**Task instructions:**
Copy all of the material word for word, except for the pictures.
━━━━
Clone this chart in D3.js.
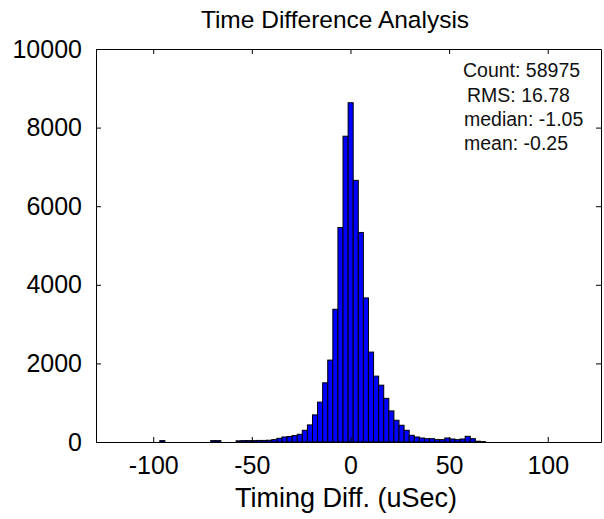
<!DOCTYPE html>
<html>
<head>
<meta charset="utf-8">
<script src="https://cdn.jsdelivr.net/npm/d3@7/dist/d3.min.js"></script>
<style>
  html, body { margin: 0; padding: 0; background: #fff; }
  svg { display: block; font-family: "Liberation Sans", Arial, sans-serif; }
</style>
</head>
<body>
<svg id="chart" width="604" height="519"></svg>
<script>
// ---- data ----
const binWidth = 2.58;
const binCenters = [
  -95.37, -69.57, -66.99,
  -56.67, -54.09, -51.51, -48.93, -46.35, -43.77, -41.19,
  -38.61, -36.03, -33.45, -30.87, -28.29, -25.71, -23.13, -20.55, -17.97, -15.39,
  -12.81, -10.23, -7.65, -5.07, -2.49, 0.09, 2.67, 5.25, 7.83, 10.41,
  12.99, 15.57, 18.15, 20.73, 23.31, 25.89, 28.47, 31.05, 33.63, 36.21,
  38.79, 41.37, 43.95, 46.53, 49.11, 51.69, 54.27, 56.85, 59.43, 62.01,
  64.59, 67.17
];
const counts = [
  35, 35, 35,
  30, 35, 35, 35, 40, 40, 45,
  60, 94, 128, 140, 165, 196, 298, 435, 690, 1015,
  1506, 2084, 3377, 5459, 7781, 8633, 6658, 5332, 3666, 2288,
  1676, 1446, 1110, 791, 553, 426, 298, 171, 128, 102,
  85, 85, 60, 60, 102, 77, 60, 77, 145, 85,
  20, 10
];
const xTicks = [-100, -50, 0, 50, 100];
const yTicks = [0, 2000, 4000, 6000, 8000, 10000];
const xDomain = [-129, 127];
const yDomain = [0, 10000];
const statLines = ["Count: 58975", "RMS: 16.78", "median: -1.05", "mean: -0.25"];
const titleText = "Time Difference Analysis";
const xLabelText = "Timing Diff. (uSec)";

// ---- layout ----
const svg = d3.select("#chart");
const L = 96, R = 601, T = 49, B = 442;
const x = d3.scaleLinear().domain(xDomain).range([L, R]);
const y = d3.scaleLinear().domain(yDomain).range([B, T]);
const fmt = d => String(d); // plain hyphen-minus, no thousands separator

const bins = binCenters.map((c, i) => ({ x0: c - binWidth / 2, x1: c + binWidth / 2, n: counts[i] }));

// bars
svg.append("g").selectAll("rect").data(bins).join("rect")
  .attr("x", d => x(d.x0))
  .attr("y", d => y(d.n))
  .attr("width", d => x(d.x1) - x(d.x0))
  .attr("height", d => y(0) - y(d.n))
  .attr("fill", "#0000ff")
  .attr("stroke", "#000")
  .attr("stroke-width", 1);

// axes (inward ticks on all four sides, Matlab style box)
const tickLen = 5;
const axB = svg.append("g").attr("transform", `translate(0,${B})`)
  .call(d3.axisBottom(x).tickValues(xTicks).tickSizeInner(-tickLen).tickSizeOuter(0).tickPadding(14).tickFormat(fmt));
const axT = svg.append("g").attr("transform", `translate(0,${T})`)
  .call(d3.axisTop(x).tickValues(xTicks).tickSizeInner(-tickLen).tickSizeOuter(0).tickFormat(""));
const axL = svg.append("g").attr("transform", `translate(${L},0)`)
  .call(d3.axisLeft(y).tickValues(yTicks).tickSizeInner(-tickLen).tickSizeOuter(0).tickPadding(14).tickFormat(fmt));
const axR = svg.append("g").attr("transform", `translate(${R},0)`)
  .call(d3.axisRight(y).tickValues(yTicks).tickSizeInner(-tickLen).tickSizeOuter(0).tickFormat(""));

[axB, axT, axL, axR].forEach(g => {
  g.selectAll(".domain").attr("stroke", "#000").attr("stroke-width", 1);
  g.selectAll(".tick line").attr("stroke", "#000");
  g.selectAll("text").attr("fill", "#000")
    .style("font-family", "'Liberation Sans', Arial, sans-serif")
    .style("font-size", "25px");
});
axB.selectAll(".tick text").attr("dy", "0.71em");

// title
svg.append("text")
  .attr("x", 335).attr("y", 28)
  .attr("text-anchor", "middle")
  .style("font-size", "24.5px")
  .attr("fill", "#000")
  .text(titleText);

// x label
svg.append("text")
  .attr("x", 346).attr("y", 507)
  .attr("text-anchor", "middle")
  .style("font-size", "27px")
  .attr("fill", "#000")
  .text(xLabelText);

// statistics text
const statX = [463, 467, 464, 464];
const statY = [77, 102, 126, 150];
svg.append("g").selectAll("text").data(statLines).join("text")
  .attr("x", (d, i) => statX[i])
  .attr("y", (d, i) => statY[i])
  .style("font-size", "19.5px")
  .attr("fill", "#111")
  .text(d => d);
</script>
</body>
</html>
━━━━
**Problem solution:**
Clone this chart in D3.js.
<!DOCTYPE html>
<html>
<head>
<meta charset="utf-8">
<script src="https://cdn.jsdelivr.net/npm/d3@7/dist/d3.min.js"></script>
<style>
  html, body { margin: 0; padding: 0; background: #fff; }
  svg { display: block; font-family: "Liberation Sans", Arial, sans-serif; }
</style>
</head>
<body>
<svg id="chart" width="604" height="519"></svg>
<script>
// ---- data ----
const binWidth = 2.58;
const binCenters = [
  -95.37, -69.57, -66.99,
  -56.67, -54.09, -51.51, -48.93, -46.35, -43.77, -41.19,
  -38.61, -36.03, -33.45, -30.87, -28.29, -25.71, -23.13, -20.55, -17.97, -15.39,
  -12.81, -10.23, -7.65, -5.07, -2.49, 0.09, 2.67, 5.25, 7.83, 10.41,
  12.99, 15.57, 18.15, 20.73, 23.31, 25.89, 28.47, 31.05, 33.63, 36.21,
  38.79, 41.37, 43.95, 46.53, 49.11, 51.69, 54.27, 56.85, 59.43, 62.01,
  64.59, 67.17
];
const counts = [
  35, 35, 35,
  30, 35, 35, 35, 40, 40, 45,
  60, 94, 128, 140, 165, 196, 298, 435, 690, 1015,
  1506, 2084, 3377, 5459, 7781, 8633, 6658, 5332, 3666, 2288,
  1676, 1446, 1110, 791, 553, 426, 298, 171, 128, 102,
  85, 85, 60, 60, 102, 77, 60, 77, 145, 85,
  20, 10
];
const xTicks = [-100, -50, 0, 50, 100];
const yTicks = [0, 2000, 4000, 6000, 8000, 10000];
const xDomain = [-129, 127];
const yDomain = [0, 10000];
const statLines = ["Count: 58975", "RMS: 16.78", "median: -1.05", "mean: -0.25"];
const titleText = "Time Difference Analysis";
const xLabelText = "Timing Diff. (uSec)";

// ---- layout ----
const svg = d3.select("#chart");
const L = 96, R = 601, T = 49, B = 442;
const x = d3.scaleLinear().domain(xDomain).range([L, R]);
const y = d3.scaleLinear().domain(yDomain).range([B, T]);
const fmt = d => String(d); // plain hyphen-minus, no thousands separator

const bins = binCenters.map((c, i) => ({ x0: c - binWidth / 2, x1: c + binWidth / 2, n: counts[i] }));

// bars
svg.append("g").selectAll("rect").data(bins).join("rect")
  .attr("x", d => x(d.x0))
  .attr("y", d => y(d.n))
  .attr("width", d => x(d.x1) - x(d.x0))
  .attr("height", d => y(0) - y(d.n))
  .attr("fill", "#0000ff")
  .attr("stroke", "#000")
  .attr("stroke-width", 1);

// axes (inward ticks on all four sides, Matlab style box)
const tickLen = 5;
const axB = svg.append("g").attr("transform", `translate(0,${B})`)
  .call(d3.axisBottom(x).tickValues(xTicks).tickSizeInner(-tickLen).tickSizeOuter(0).tickPadding(14).tickFormat(fmt));
const axT = svg.append("g").attr("transform", `translate(0,${T})`)
  .call(d3.axisTop(x).tickValues(xTicks).tickSizeInner(-tickLen).tickSizeOuter(0).tickFormat(""));
const axL = svg.append("g").attr("transform", `translate(${L},0)`)
  .call(d3.axisLeft(y).tickValues(yTicks).tickSizeInner(-tickLen).tickSizeOuter(0).tickPadding(14).tickFormat(fmt));
const axR = svg.append("g").attr("transform", `translate(${R},0)`)
  .call(d3.axisRight(y).tickValues(yTicks).tickSizeInner(-tickLen).tickSizeOuter(0).tickFormat(""));

[axB, axT, axL, axR].forEach(g => {
  g.selectAll(".domain").attr("stroke", "#000").attr("stroke-width", 1);
  g.selectAll(".tick line").attr("stroke", "#000");
  g.selectAll("text").attr("fill", "#000")
    .style("font-family", "'Liberation Sans', Arial, sans-serif")
    .style("font-size", "25px");
});
axB.selectAll(".tick text").attr("dy", "0.71em");

// title
svg.append("text")
  .attr("x", 335).attr("y", 28)
  .attr("text-anchor", "middle")
  .style("font-size", "24.5px")
  .attr("fill", "#000")
  .text(titleText);

// x label
svg.append("text")
  .attr("x", 346).attr("y", 507)
  .attr("text-anchor", "middle")
  .style("font-size", "27px")
  .attr("fill", "#000")
  .text(xLabelText);

// statistics text
const statX = [463, 467, 464, 464];
const statY = [77, 102, 126, 150];
svg.append("g").selectAll("text").data(statLines).join("text")
  .attr("x", (d, i) => statX[i])
  .attr("y", (d, i) => statY[i])
  .style("font-size", "19.5px")
  .attr("fill", "#111")
  .text(d => d);
</script>
</body>
</html>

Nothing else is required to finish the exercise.